One of the servers, Wowbagger (one half of the mail system with its companion Eddie), has been having on going problems with its IO-APIC and just randomly crashing, maybe once every two weeks. Resetting it would always bring it back up with only the occasional file system corruption which was quite easy to fix with ReiserFS. Being chronically under-funded meant we couldn’t justify replacing it when it works 95% of the time.
Of course by opening it up and adding the extra RAM I disturbed the voodoo that was keeping it going. So instead of crashing every other week it starts going down every evening, good quality in a girlfriend not so great in a server. So Thursday night go in to fix the server up so that its working for business hours Friday. Rebuild the file system which takes about 4 times as long as usual, probably cause its now 4 am and I just want to go home. So 5am comes around its been up and running stable for an hour so I decide to go home, get some food and some sleep.
No such luck. 10mins from get a notice that the server has gone down again. So close to home I just go there grab a shower and some food and turn around. Not happy. Get to work get it back up and running.

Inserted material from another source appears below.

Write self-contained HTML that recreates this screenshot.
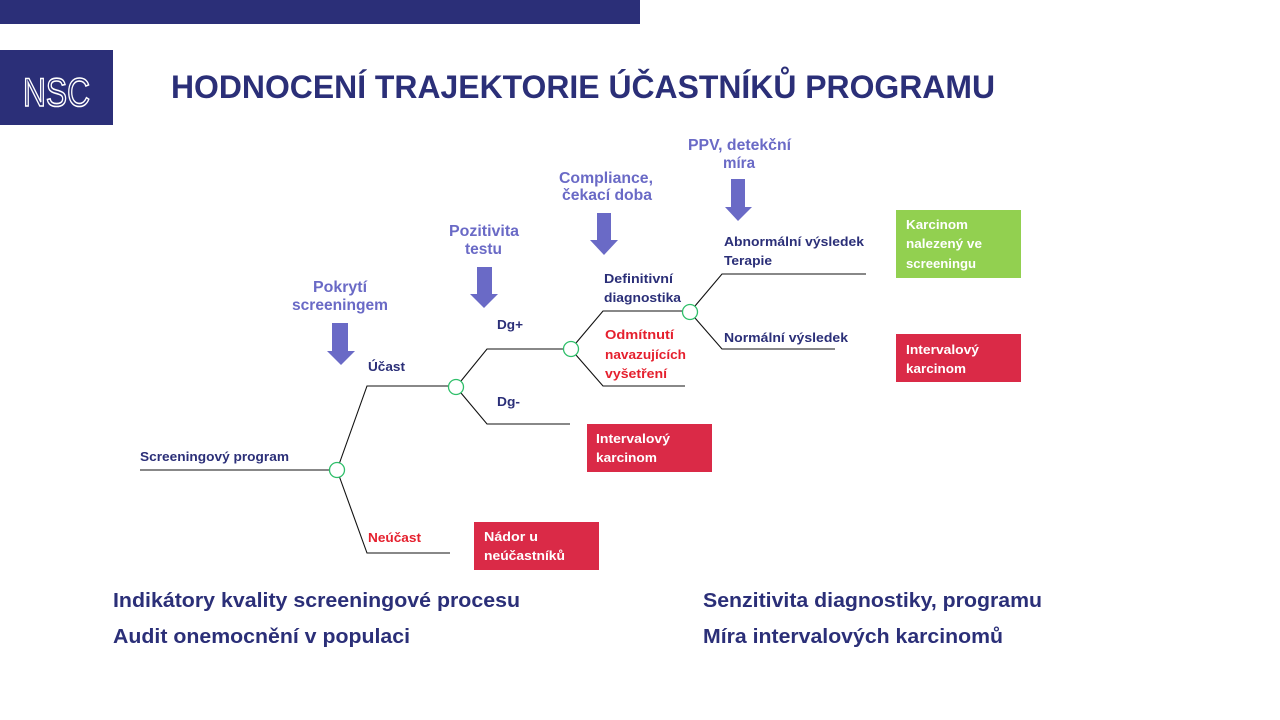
<!DOCTYPE html>
<html><head><meta charset="utf-8"><style>
html,body{margin:0;padding:0;background:#fff;}
svg{display:block;}
.n{font-family:"Liberation Sans",sans-serif;font-weight:bold;font-size:13px;fill:#2b2f78;}
.r{font-family:"Liberation Sans",sans-serif;font-weight:bold;font-size:13px;fill:#e5202e;}
.w{font-family:"Liberation Sans",sans-serif;font-weight:bold;font-size:13px;fill:#fff;}
.p{font-family:"Liberation Sans",sans-serif;font-weight:bold;font-size:16px;fill:#6a6ac6;}
.b{font-family:"Liberation Sans",sans-serif;font-weight:bold;font-size:20px;fill:#2b2f78;}
</style></head><body>
<svg width="1280" height="720" viewBox="0 0 1280 720" xmlns="http://www.w3.org/2000/svg">
<rect x="0" y="0" width="640" height="24" fill="#2b2f78"/>
<rect x="0" y="50" width="113" height="75" fill="#2b2f78"/>
<text x="23" y="106" font-family="Liberation Sans, sans-serif" font-size="40" fill="#2b2f78" stroke="#fff" stroke-width="1.6" textLength="67" lengthAdjust="spacingAndGlyphs">NSC</text>
<text x="171" y="98" font-family="Liberation Sans, sans-serif" font-weight="bold" font-size="32" fill="#2b2f78" textLength="824" lengthAdjust="spacingAndGlyphs">HODNOCENÍ TRAJEKTORIE ÚČASTNÍKŮ PROGRAMU</text>

<!-- tree lines -->
<g stroke="#111" stroke-width="1.1" fill="none">
<line x1="140" y1="470" x2="329.5" y2="470"/>
<polyline points="339.5,463 367,386 448.5,386"/>
<polyline points="339.5,477 367,553 450,553"/>
<polyline points="461,381 487,349 563.5,349"/>
<polyline points="461,393 487,424 570,424"/>
<polyline points="576,343 603,311 682.5,311"/>
<polyline points="576,355 603,386 685,386"/>
<polyline points="695,306 722,274 866,274"/>
<polyline points="695,318 722,349 835,349"/>
</g>
<g stroke="#2fbf6a" stroke-width="1.3" fill="#fff">
<circle cx="337" cy="470" r="7.5"/>
<circle cx="456" cy="387" r="7.5"/>
<circle cx="571" cy="349" r="7.5"/>
<circle cx="690" cy="312" r="7.5"/>
</g>

<!-- node labels -->
<text class="n" x="140" y="461" textLength="149" lengthAdjust="spacingAndGlyphs">Screeningový program</text>
<text class="n" x="368" y="371" textLength="37" lengthAdjust="spacingAndGlyphs">Účast</text>
<text class="r" x="368" y="542" textLength="53" lengthAdjust="spacingAndGlyphs">Neúčast</text>
<text class="n" x="497" y="329" textLength="26" lengthAdjust="spacingAndGlyphs">Dg+</text>
<text class="n" x="497" y="406" textLength="23" lengthAdjust="spacingAndGlyphs">Dg-</text>
<text class="n" x="604" y="283" textLength="69" lengthAdjust="spacingAndGlyphs">Definitivní</text>
<text class="n" x="604" y="302" textLength="77" lengthAdjust="spacingAndGlyphs">diagnostika</text>
<text class="r" x="605" y="339" textLength="69" lengthAdjust="spacingAndGlyphs">Odmítnutí</text>
<text class="r" x="605" y="359" textLength="81" lengthAdjust="spacingAndGlyphs">navazujících</text>
<text class="r" x="605" y="378" textLength="62" lengthAdjust="spacingAndGlyphs">vyšetření</text>
<text class="n" x="724" y="246" textLength="140" lengthAdjust="spacingAndGlyphs">Abnormální výsledek</text>
<text class="n" x="724" y="265" textLength="48" lengthAdjust="spacingAndGlyphs">Terapie</text>
<text class="n" x="724" y="342" textLength="124" lengthAdjust="spacingAndGlyphs">Normální výsledek</text>

<!-- boxes -->
<rect x="896" y="210" width="125" height="68" fill="#92d050"/>
<text class="w" x="906" y="229" textLength="62" lengthAdjust="spacingAndGlyphs">Karcinom</text>
<text class="w" x="906" y="248" textLength="76" lengthAdjust="spacingAndGlyphs">nalezený ve</text>
<text class="w" x="906" y="268" textLength="70" lengthAdjust="spacingAndGlyphs">screeningu</text>

<rect x="896" y="334" width="125" height="48" fill="#da2a47"/>
<text class="w" x="906" y="354" textLength="73" lengthAdjust="spacingAndGlyphs">Intervalový</text>
<text class="w" x="906" y="373" textLength="60" lengthAdjust="spacingAndGlyphs">karcinom</text>

<rect x="587" y="424" width="125" height="48" fill="#da2a47"/>
<text class="w" x="596" y="443" textLength="74" lengthAdjust="spacingAndGlyphs">Intervalový</text>
<text class="w" x="596" y="462" textLength="61" lengthAdjust="spacingAndGlyphs">karcinom</text>

<rect x="474" y="522" width="125" height="48" fill="#da2a47"/>
<text class="w" x="484" y="541" textLength="54" lengthAdjust="spacingAndGlyphs">Nádor u</text>
<text class="w" x="484" y="560" textLength="81" lengthAdjust="spacingAndGlyphs">neúčastníků</text>

<!-- indicator labels + arrows -->
<text class="p" x="313" y="292" textLength="54" lengthAdjust="spacingAndGlyphs">Pokrytí</text>
<text class="p" x="292" y="310" textLength="96" lengthAdjust="spacingAndGlyphs">screeningem</text>
<polygon points="332,323 348,323 348,351 355,351 341,365 327,351 332,351" fill="#6a6ac6"/>

<text class="p" x="449" y="236" textLength="70" lengthAdjust="spacingAndGlyphs">Pozitivita</text>
<text class="p" x="465" y="254" textLength="37" lengthAdjust="spacingAndGlyphs">testu</text>
<polygon points="477,267 492,267 492,294 498,294 484,308 470,294 477,294" fill="#6a6ac6"/>

<text class="p" x="559" y="183" textLength="94" lengthAdjust="spacingAndGlyphs">Compliance,</text>
<text class="p" x="562" y="200" textLength="90" lengthAdjust="spacingAndGlyphs">čekací doba</text>
<polygon points="597,213 611,213 611,240 618,240 604,255 590,240 597,240" fill="#6a6ac6"/>

<text class="p" x="688" y="150" textLength="103" lengthAdjust="spacingAndGlyphs">PPV, detekční</text>
<text class="p" x="723" y="168" textLength="32" lengthAdjust="spacingAndGlyphs">míra</text>
<polygon points="731,179 745,179 745,207 752,207 738,221 725,207 731,207" fill="#6a6ac6"/>

<!-- bottom text -->
<text class="b" x="113" y="607" textLength="407" lengthAdjust="spacingAndGlyphs">Indikátory kvality screeningové procesu</text>
<text class="b" x="113" y="643" textLength="297" lengthAdjust="spacingAndGlyphs">Audit onemocnění v populaci</text>
<text class="b" x="703" y="607" textLength="339" lengthAdjust="spacingAndGlyphs">Senzitivita diagnostiky, programu</text>
<text class="b" x="703" y="643" textLength="300" lengthAdjust="spacingAndGlyphs">Míra intervalových karcinomů</text>
</svg>
</body></html>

Give it two hours this time tis all good so back off home and sleep. Thankfully it makes it all the way through Friday. Well business hours anyway. 10pm it dies again. At this point I’m rather fed up with the server and think Fuck It, its Friday night it can bloody well wait till tomorrow morning.
Saturday, jump on the bike go for a ride, stop in at the office reset Wowbagger again and it all comes up good. It even stays that way all through Saturday and well into Sunday.
4pm Sunday get another SMS Wowbagger is DOWN. Get into the office to the wonderful smell of escaping smoke and melting plastic. mmm I’m sure I just did this.
Turns out Wowbagger decided to cook it’s CPU.
So Monday finally got clearance to replace the bloody thing. Nice little Athlon 64 X2 3600+ with 2GB RAM for AU$380. It’s now the most powerful box in the office, obscenely over-speced for what it’s doing but everyone’s spam… err mail is working again.
Of course Wowbagger was running Ubuntu 6.06 LTS which meant the new cheap motherboard was completely unsupported, but Ubuntu in-situ upgrading is great. 2 hours and a half dozen commands and its running Ubuntu 7.04 and all the hardware just works.
Now if I can just get some funding to bring the rest of the servers up to a similar spec and enough down time to convert them from Fedora Core 3 to Ubuntu 7.04 that would be great.